Boehm also advanced two software engineering environments: the TRW software productivity system and the “quantum leap” environment.  (TRW was acquired by Northrop Grumman in 2002.)

“He is an incredibly brilliant man,” said Betsy Clark, a senior consultant at Software Metrics, Inc., in Haymarket, Virginia.  “As an academic person, I really admire how he has reached out to industry to get them involved…it makes everything we [computer engineers] do that much more relevant.”

Boehm founded USC’s Center for Software Engineering in 1993 to provide an environment for research and teaching in the areas of large-scale software design and development processes. The new Center also began to develop generic and domain specific software architectures, software engineering tools and environments, cooperative system designs and software engineering economics.
Rick Selby, left, head of software products at Northrop Grumman Space Technology, congratulates Boehm on his new conference room and plaque.

“I’d call him one of the founding fathers of software engineering economics,” said Rick Selby, chief software manager at Northrop Grumman Space Technology, which is one of the Center’s industry affiliates.  “He has had deep ideas with lasting significance.”

Ellis Horowitz, deputy chairman of USC’s computer science department, characterized Boehm as “the first to apply economic analysis to the software development process,” and called him “a leader in teaching software engineering.”

Donors contributing to the Barry Boehm Conference Room plaque included more than a dozen organizations and individuals.  Leadership support was provided by Northrop Grumman and Reifer Consultants, while contributing support was provided by Fraunhofer Center Maryland, Galorath, Incorporated, the International Society of Parametric Analysts, Jo Ann Lane, Price Systems, LLC, Richard D. Stutzke, Software Metrics, Inc., Absolute Software Co., Inc., Lockheed Martin, Master Systems, Inc., Sherry and Bill Stukes, and Ricardo and Briana Valerdi.
The conference room unveiling took Boehm by surprise, despite the fact that he spent much of the morning working in his nearby office and walking past it. 
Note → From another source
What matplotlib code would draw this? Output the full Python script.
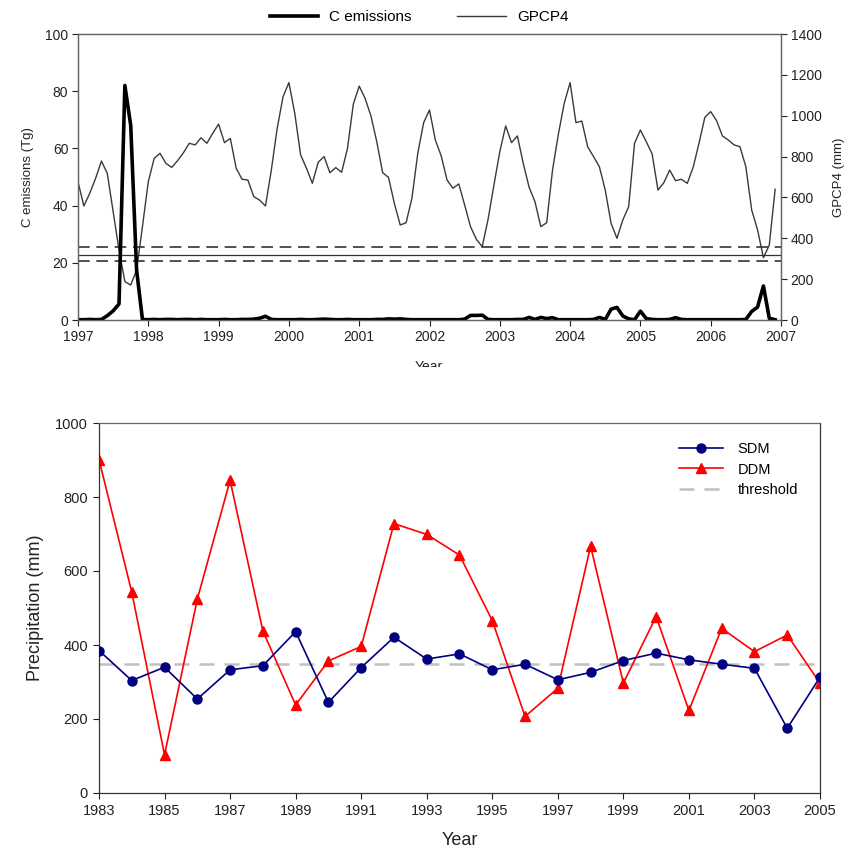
import numpy as np
import matplotlib
matplotlib.use('Agg')
import matplotlib.pyplot as plt
from matplotlib.transforms import Bbox, TransformedBbox

plt.rcParams['font.family'] = ['Liberation Sans', 'DejaVu Sans']

# 上图：月度数据 1997-2006
months = 1997 + np.arange(120) / 12.0
gpcp4 = [677, 558, 620, 693, 778, 718, 530, 343, 188, 171, 245, 457,
         677, 791, 816, 767, 747, 780, 819, 865, 857, 892, 865, 914,
         959, 868, 889, 743, 689, 685, 604, 587, 558, 734, 938, 1093,
         1162, 1012, 808, 743, 669, 772, 800, 721, 746, 723, 840, 1057,
         1145, 1085, 999, 873, 721, 698, 571, 465, 476, 596, 816, 966,
         1028, 881, 803, 685, 645, 666, 563, 457, 395, 359, 493, 661,
         824, 950, 868, 901, 767, 650, 579, 457, 476, 734, 910, 1061,
         1162, 966, 974, 848, 800, 750, 636, 473, 400, 490, 555, 865,
         930, 873, 813, 636, 672, 734, 682, 689, 669, 747, 865, 992,
         1020, 976, 901, 881, 857, 848, 750, 538, 441, 305, 367, 640]
c_emis = [0.1, 0.1, 0.2, 0.1, 0.2, 1.5, 3.2, 5.6, 82, 68, 17.5, 0.2,
          0.1, 0.2, 0.1, 0.2, 0.2, 0.1, 0.2, 0.2, 0.1, 0.2, 0.1, 0.1,
          0.1, 0.2, 0.1, 0.1, 0.2, 0.2, 0.3, 0.6, 1.3, 0.2, 0.1, 0.1,
          0.1, 0.1, 0.2, 0.1, 0.1, 0.2, 0.3, 0.2, 0.1, 0.1, 0.2, 0.1,
          0.1, 0.1, 0.1, 0.2, 0.2, 0.4, 0.3, 0.4, 0.2, 0.1, 0.1, 0.1,
          0.1, 0.1, 0.1, 0.1, 0.1, 0.1, 0.3, 1.6, 1.6, 1.7, 0.2, 0.1,
          0.1, 0.1, 0.1, 0.2, 0.2, 0.9, 0.2, 0.9, 0.5, 0.8, 0.1, 0.1,
          0.1, 0.1, 0.1, 0.1, 0.2, 0.9, 0.2, 3.8, 4.4, 1.4, 0.4, 0.1,
          3.1, 0.5, 0.2, 0.1, 0.1, 0.2, 0.8, 0.2, 0.1, 0.1, 0.1, 0.1,
          0.1, 0.1, 0.1, 0.1, 0.1, 0.1, 0.2, 3.0, 4.5, 11.9, 0.6, 0.1]
thr_hi, thr_mid, thr_lo = 359, 317, 290   # mm

# 下图：年度降水
years = np.arange(1983, 2006)
sdm = [385, 304, 340, 254, 333, 344, 436, 245, 339, 421, 362, 376,
       333, 348, 306, 326, 358, 378, 360, 348, 337, 175, 313]
ddm = [901, 543, 103, 524, 845, 438, 238, 357, 396, 728, 699, 643,
       466, 207, 283, 667, 297, 477, 223, 445, 382, 427, 297]
threshold = 350

fig = plt.figure(figsize=(8.53, 8.52), dpi=100)
W, H = 853.0, 852.0

# ---------- 上图 ----------
ax1 = fig.add_axes([78 / W, 1 - 320 / H, (781 - 78) / W, (320 - 34) / H])
ax2 = ax1.twinx()
ax1.set_zorder(ax2.get_zorder() + 1)
ax1.patch.set_visible(False)

l2, = ax2.plot(months, gpcp4, color='#3a3a3a', lw=1.0, label='GPCP4')
for v, ls in [(thr_hi, (0, (7, 4))), (thr_mid, '-'), (thr_lo, (0, (7, 4)))]:
    ax2.axhline(v, color='#333333', lw=1.2 if ls != '-' else 0.9, linestyle=ls)
l1, = ax1.plot(months, c_emis, color='black', lw=2.6, label='C emissions')

ax1.set_xlim(1997, 2007)
ax1.set_ylim(0, 100)
ax2.set_ylim(0, 1400)
ax1.set_xticks(range(1997, 2008))
ax1.set_yticks(range(0, 101, 20))
ax2.set_yticks(range(0, 1401, 200))
for a in (ax1, ax2):
    a.tick_params(direction='out', length=4, width=0.8, labelsize=10,
                  colors='#222222', pad=3)
    for s in a.spines.values():
        s.set_color('#666666')
        s.set_linewidth(0.9)
ax1.set_ylabel('C emissions (Tg)', fontsize=9.5, color='#222222', labelpad=8)
ax2.set_ylabel('GPCP4 (mm)', fontsize=9.5, color='#222222', labelpad=8)

fig.legend([l1, l2], ['C emissions', 'GPCP4'], loc='center',
           bbox_to_anchor=(419 / W, 1 - 17 / H), ncol=2, frameon=False,
           fontsize=11, handlelength=3.2, columnspacing=3.0, handletextpad=0.7)

# 被裁掉一半的 "Year"
yl = fig.text(429 / W, 1 - 367 / H, 'Year', ha='center', va='center',
              fontsize=10, color='#222222')
yl.set_clip_box(TransformedBbox(Bbox([[0, 1 - 367 / H], [1, 1]]), fig.transFigure))
yl.set_clip_on(True)

# ---------- 下图 ----------
ax3 = fig.add_axes([99 / W, 1 - 793 / H, (820 - 99) / W, (793 - 423) / H])
ax3.axhline(threshold, color='#c0c0c0', lw=1.8, linestyle=(0, (6, 4)),
            label='threshold', zorder=1)
ax3.plot(years, sdm, color='#000080', lw=1.2, marker='o', ms=6.5,
         label='SDM', zorder=3)
ax3.plot(years, ddm, color='#ff0000', lw=1.2, marker='^', ms=7.5,
         label='DDM', zorder=2)
ax3.set_xlim(1983, 2005)
ax3.set_ylim(0, 1000)
ax3.set_xticks(range(1983, 2006, 2))
ax3.set_yticks(range(0, 1001, 200))
ax3.tick_params(direction='out', length=4, width=0.8, labelsize=10.5,
                colors='#222222', pad=4)
for s in ax3.spines.values():
    s.set_color('#333333')
    s.set_linewidth(0.9)
ax3.spines['top'].set_color('#666666')
ax3.set_ylabel('Precipitation (mm)', fontsize=13, color='#222222', labelpad=8)
ax3.set_xlabel('Year', fontsize=13, color='#222222', labelpad=10)

h, lab = ax3.get_legend_handles_labels()
order = [1, 2, 0]
ax3.legend([h[i] for i in order], [lab[i] for i in order], loc='upper left',
           bbox_to_anchor=((679 - 99) / 721.0, (793 - 442) / 370.0),
           frameon=False, fontsize=10.5, handlelength=3.0, borderpad=0,
           borderaxespad=0, labelspacing=0.45, handletextpad=1.0)

fig.savefig('out.png', dpi=100)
“I had no idea people were trying to distract me from going past the room,” he said, “so it was certainly a surprise, a wonderful surprise.”

The third-floor suite was chosen because Boehm uses it, probably more frequently than anyone else, for conferences, seminars, annual workshops, collaborative projects and demonstrations.  

“We wanted the room to be a living legacy,” said Don Reifer, president of Reifer Consulting, after the ceremony.  “The idea was to give Barry some space to continue his research and a sense of permanency.”